:: Information shown ::

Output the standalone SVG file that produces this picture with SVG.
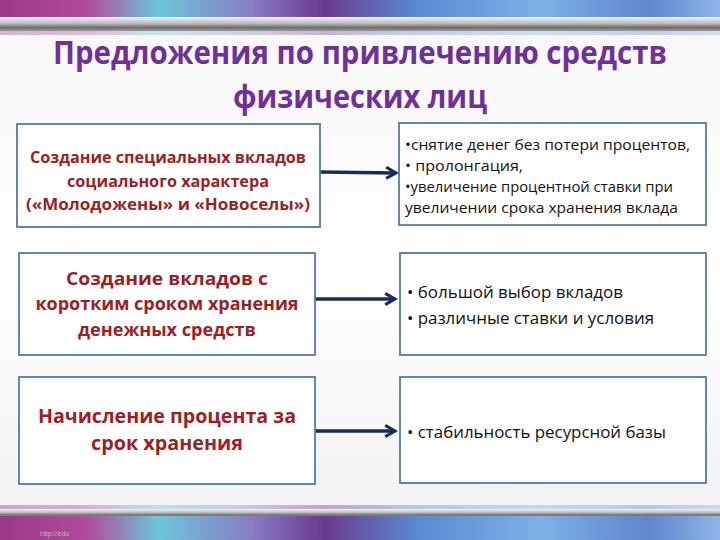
<svg xmlns="http://www.w3.org/2000/svg" width="720" height="540" viewBox="0 0 720 540">
<defs>
<linearGradient id="wc" x1="0" y1="0" x2="1" y2="0">
<stop offset="0" stop-color="#9a3a86"/>
<stop offset="0.12" stop-color="#b04a9a"/>
<stop offset="0.22" stop-color="#6cc6d8"/>
<stop offset="0.35" stop-color="#8a7cc4"/>
<stop offset="0.45" stop-color="#6a3a8e"/>
<stop offset="0.58" stop-color="#5a8ad0"/>
<stop offset="0.75" stop-color="#7eb0e6"/>
<stop offset="0.9" stop-color="#5f86cc"/>
<stop offset="1" stop-color="#8fb4e4"/>
</linearGradient>
<linearGradient id="bar" x1="0" y1="0" x2="0" y2="1">
<stop offset="0" stop-color="#f2f2f2"/>
<stop offset="0.45" stop-color="#bdbdbd"/>
<stop offset="0.75" stop-color="#6e6e6e"/>
<stop offset="1" stop-color="#9a9a9a"/>
</linearGradient>
<linearGradient id="bg" x1="0" y1="0" x2="0" y2="1">
<stop offset="0" stop-color="#f6f6f6"/>
<stop offset="0.5" stop-color="#ffffff"/>
<stop offset="1" stop-color="#f1f1f1"/>
</linearGradient>
<marker id="chev" viewBox="0 0 10 10" refX="8" refY="5" markerWidth="4" markerHeight="4" orient="auto" markerUnits="strokeWidth">
<path d="M1,1 L8,5 L1,9" fill="none" stroke="#1c2a56" stroke-width="2.2"/>
</marker>
<style>
.box{fill:#ffffff;stroke:#557aa3;stroke-width:1.8}
.lt{font-family:"Open Sans","Liberation Sans",sans-serif;font-weight:bold;fill:#a01d24;text-anchor:middle}
.rt{font-family:"Open Sans","Liberation Sans",sans-serif;fill:#111111}
.conn{stroke:#1c2a56;stroke-width:3.5;fill:none;marker-end:url(#chev)}
.title{font-family:"Open Sans","Liberation Sans",sans-serif;font-weight:bold;fill:#70309a;text-anchor:middle;font-size:32px}
</style>
</defs>
<rect x="0" y="0" width="720" height="540" fill="url(#bg)"/>
<rect x="0" y="0" width="720" height="20" fill="url(#wc)"/>
<rect x="0" y="17" width="720" height="14" fill="url(#bar)"/>
<rect x="0" y="31" width="720" height="4" fill="url(#wc)" opacity="0.35"/>
<rect x="0" y="505" width="720" height="6" fill="url(#wc)" opacity="0.4"/>
<rect x="0" y="509" width="720" height="8" fill="url(#bar)"/>
<rect x="0" y="516" width="720" height="24" fill="url(#wc)"/>
<text x="40" y="536" font-family="Liberation Sans, sans-serif" font-size="7" fill="#e8e8f0" opacity="0.6">http://edu</text>

<text class="title" x="360" y="64" textLength="614" lengthAdjust="spacingAndGlyphs">Предложения по привлечению средств</text>
<text class="title" x="360" y="108" textLength="254" lengthAdjust="spacingAndGlyphs">физических лиц</text>

<g id="connectors">
<line class="conn" x1="320" y1="172" x2="396" y2="173"/>
<line class="conn" x1="315" y1="299" x2="395" y2="299"/>
<line class="conn" x1="315" y1="431" x2="395" y2="431"/>
</g>

<g id="n1">
<rect class="box" x="17" y="124" width="303" height="103"/>
<text class="lt" font-size="15.5" x="168" y="163" textLength="276" lengthAdjust="spacingAndGlyphs">Создание специальных вкладов</text>
<text class="lt" font-size="15.5" x="168" y="187" textLength="202" lengthAdjust="spacingAndGlyphs">социального характера</text>
<text class="lt" font-size="15.5" x="168" y="210" textLength="284" lengthAdjust="spacingAndGlyphs">(«Молодожены» и «Новоселы»)</text>
</g>
<g id="n2">
<rect class="box" x="399" y="123" width="307" height="102"/>
<text class="rt" font-size="14" x="405" y="150" textLength="285" lengthAdjust="spacingAndGlyphs">•снятие денег без потери процентов,</text>
<text class="rt" font-size="14" x="405" y="171" textLength="118" lengthAdjust="spacingAndGlyphs">• пролонгация,</text>
<text class="rt" font-size="14" x="405" y="192" textLength="268" lengthAdjust="spacingAndGlyphs">•увеличение процентной ставки при</text>
<text class="rt" font-size="14" x="405" y="213" textLength="273" lengthAdjust="spacingAndGlyphs">увеличении срока хранения вклада</text>
</g>
<g id="n3">
<rect class="box" x="19" y="253" width="296" height="102"/>
<text class="lt" font-size="18" x="167" y="285" textLength="202" lengthAdjust="spacingAndGlyphs">Создание вкладов с</text>
<text class="lt" font-size="18" x="167" y="310" textLength="263" lengthAdjust="spacingAndGlyphs">коротким сроком хранения</text>
<text class="lt" font-size="18" x="167" y="336" textLength="178" lengthAdjust="spacingAndGlyphs">денежных средств</text>
</g>
<g id="n4">
<rect class="box" x="400" y="253" width="306" height="102"/>
<text class="rt" font-size="16" x="407" y="298" textLength="216" lengthAdjust="spacingAndGlyphs">• большой выбор вкладов</text>
<text class="rt" font-size="16" x="407" y="324" textLength="247" lengthAdjust="spacingAndGlyphs">• различные ставки и условия</text>
</g>
<g id="n5">
<rect class="box" x="19" y="377" width="296" height="107"/>
<text class="lt" font-size="20" x="167" y="423" textLength="258" lengthAdjust="spacingAndGlyphs">Начисление процента за</text>
<text class="lt" font-size="20" x="167" y="450" textLength="152" lengthAdjust="spacingAndGlyphs">срок хранения</text>
</g>
<g id="n6">
<rect class="box" x="400" y="377" width="306" height="106"/>
<text class="rt" font-size="16" x="407" y="438" textLength="259" lengthAdjust="spacingAndGlyphs">• стабильность ресурсной базы</text>
</g>
</svg>
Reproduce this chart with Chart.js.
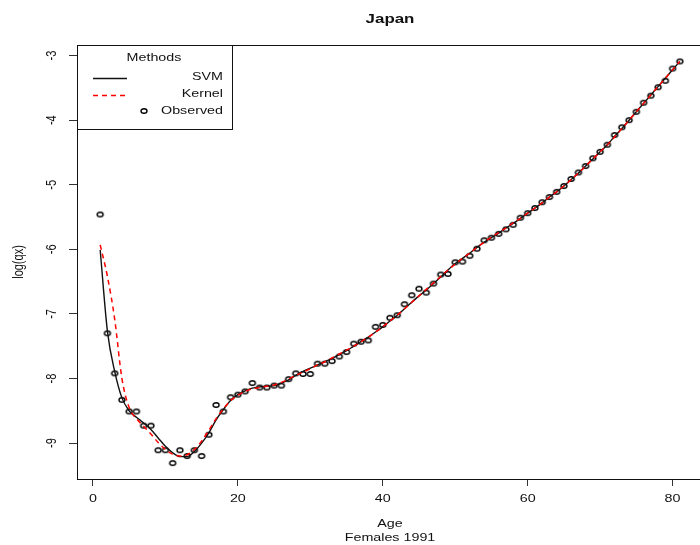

:: Given task ::
Leave the pictures out, and print every line of the listing exactly as written.

:: Result of the task ::
Output the standalone SVG file that produces this picture with SVG.
<svg xmlns="http://www.w3.org/2000/svg" width="720" height="540" viewBox="0 0 720 540">
<defs>
<linearGradient id="wc" x1="0" y1="0" x2="1" y2="0">
<stop offset="0" stop-color="#9a3a86"/>
<stop offset="0.12" stop-color="#b04a9a"/>
<stop offset="0.22" stop-color="#6cc6d8"/>
<stop offset="0.35" stop-color="#8a7cc4"/>
<stop offset="0.45" stop-color="#6a3a8e"/>
<stop offset="0.58" stop-color="#5a8ad0"/>
<stop offset="0.75" stop-color="#7eb0e6"/>
<stop offset="0.9" stop-color="#5f86cc"/>
<stop offset="1" stop-color="#8fb4e4"/>
</linearGradient>
<linearGradient id="bar" x1="0" y1="0" x2="0" y2="1">
<stop offset="0" stop-color="#f2f2f2"/>
<stop offset="0.45" stop-color="#bdbdbd"/>
<stop offset="0.75" stop-color="#6e6e6e"/>
<stop offset="1" stop-color="#9a9a9a"/>
</linearGradient>
<linearGradient id="bg" x1="0" y1="0" x2="0" y2="1">
<stop offset="0" stop-color="#f6f6f6"/>
<stop offset="0.5" stop-color="#ffffff"/>
<stop offset="1" stop-color="#f1f1f1"/>
</linearGradient>
<marker id="chev" viewBox="0 0 10 10" refX="8" refY="5" markerWidth="4" markerHeight="4" orient="auto" markerUnits="strokeWidth">
<path d="M1,1 L8,5 L1,9" fill="none" stroke="#1c2a56" stroke-width="2.2"/>
</marker>
<style>
.box{fill:#ffffff;stroke:#557aa3;stroke-width:1.8}
.lt{font-family:"Open Sans","Liberation Sans",sans-serif;font-weight:bold;fill:#a01d24;text-anchor:middle}
.rt{font-family:"Open Sans","Liberation Sans",sans-serif;fill:#111111}
.conn{stroke:#1c2a56;stroke-width:3.5;fill:none;marker-end:url(#chev)}
.title{font-family:"Open Sans","Liberation Sans",sans-serif;font-weight:bold;fill:#70309a;text-anchor:middle;font-size:32px}
</style>
</defs>
<rect x="0" y="0" width="720" height="540" fill="url(#bg)"/>
<rect x="0" y="0" width="720" height="20" fill="url(#wc)"/>
<rect x="0" y="17" width="720" height="14" fill="url(#bar)"/>
<rect x="0" y="31" width="720" height="4" fill="url(#wc)" opacity="0.35"/>
<rect x="0" y="505" width="720" height="6" fill="url(#wc)" opacity="0.4"/>
<rect x="0" y="509" width="720" height="8" fill="url(#bar)"/>
<rect x="0" y="516" width="720" height="24" fill="url(#wc)"/>
<text x="40" y="536" font-family="Liberation Sans, sans-serif" font-size="7" fill="#e8e8f0" opacity="0.6">http://edu</text>

<text class="title" x="360" y="64" textLength="614" lengthAdjust="spacingAndGlyphs">Предложения по привлечению средств</text>
<text class="title" x="360" y="108" textLength="254" lengthAdjust="spacingAndGlyphs">физических лиц</text>

<g id="connectors">
<line class="conn" x1="320" y1="172" x2="396" y2="173"/>
<line class="conn" x1="315" y1="299" x2="395" y2="299"/>
<line class="conn" x1="315" y1="431" x2="395" y2="431"/>
</g>

<g id="n1">
<rect class="box" x="17" y="124" width="303" height="103"/>
<text class="lt" font-size="15.5" x="168" y="163" textLength="276" lengthAdjust="spacingAndGlyphs">Создание специальных вкладов</text>
<text class="lt" font-size="15.5" x="168" y="187" textLength="202" lengthAdjust="spacingAndGlyphs">социального характера</text>
<text class="lt" font-size="15.5" x="168" y="210" textLength="284" lengthAdjust="spacingAndGlyphs">(«Молодожены» и «Новоселы»)</text>
</g>
<g id="n2">
<rect class="box" x="399" y="123" width="307" height="102"/>
<text class="rt" font-size="14" x="405" y="150" textLength="285" lengthAdjust="spacingAndGlyphs">•снятие денег без потери процентов,</text>
<text class="rt" font-size="14" x="405" y="171" textLength="118" lengthAdjust="spacingAndGlyphs">• пролонгация,</text>
<text class="rt" font-size="14" x="405" y="192" textLength="268" lengthAdjust="spacingAndGlyphs">•увеличение процентной ставки при</text>
<text class="rt" font-size="14" x="405" y="213" textLength="273" lengthAdjust="spacingAndGlyphs">увеличении срока хранения вклада</text>
</g>
<g id="n3">
<rect class="box" x="19" y="253" width="296" height="102"/>
<text class="lt" font-size="18" x="167" y="285" textLength="202" lengthAdjust="spacingAndGlyphs">Создание вкладов с</text>
<text class="lt" font-size="18" x="167" y="310" textLength="263" lengthAdjust="spacingAndGlyphs">коротким сроком хранения</text>
<text class="lt" font-size="18" x="167" y="336" textLength="178" lengthAdjust="spacingAndGlyphs">денежных средств</text>
</g>
<g id="n4">
<rect class="box" x="400" y="253" width="306" height="102"/>
<text class="rt" font-size="16" x="407" y="298" textLength="216" lengthAdjust="spacingAndGlyphs">• большой выбор вкладов</text>
<text class="rt" font-size="16" x="407" y="324" textLength="247" lengthAdjust="spacingAndGlyphs">• различные ставки и условия</text>
</g>
<g id="n5">
<rect class="box" x="19" y="377" width="296" height="107"/>
<text class="lt" font-size="20" x="167" y="423" textLength="258" lengthAdjust="spacingAndGlyphs">Начисление процента за</text>
<text class="lt" font-size="20" x="167" y="450" textLength="152" lengthAdjust="spacingAndGlyphs">срок хранения</text>
</g>
<g id="n6">
<rect class="box" x="400" y="377" width="306" height="106"/>
<text class="rt" font-size="16" x="407" y="438" textLength="259" lengthAdjust="spacingAndGlyphs">• стабильность ресурсной базы</text>
</g>
</svg>
Reproduce this chart with Chart.js.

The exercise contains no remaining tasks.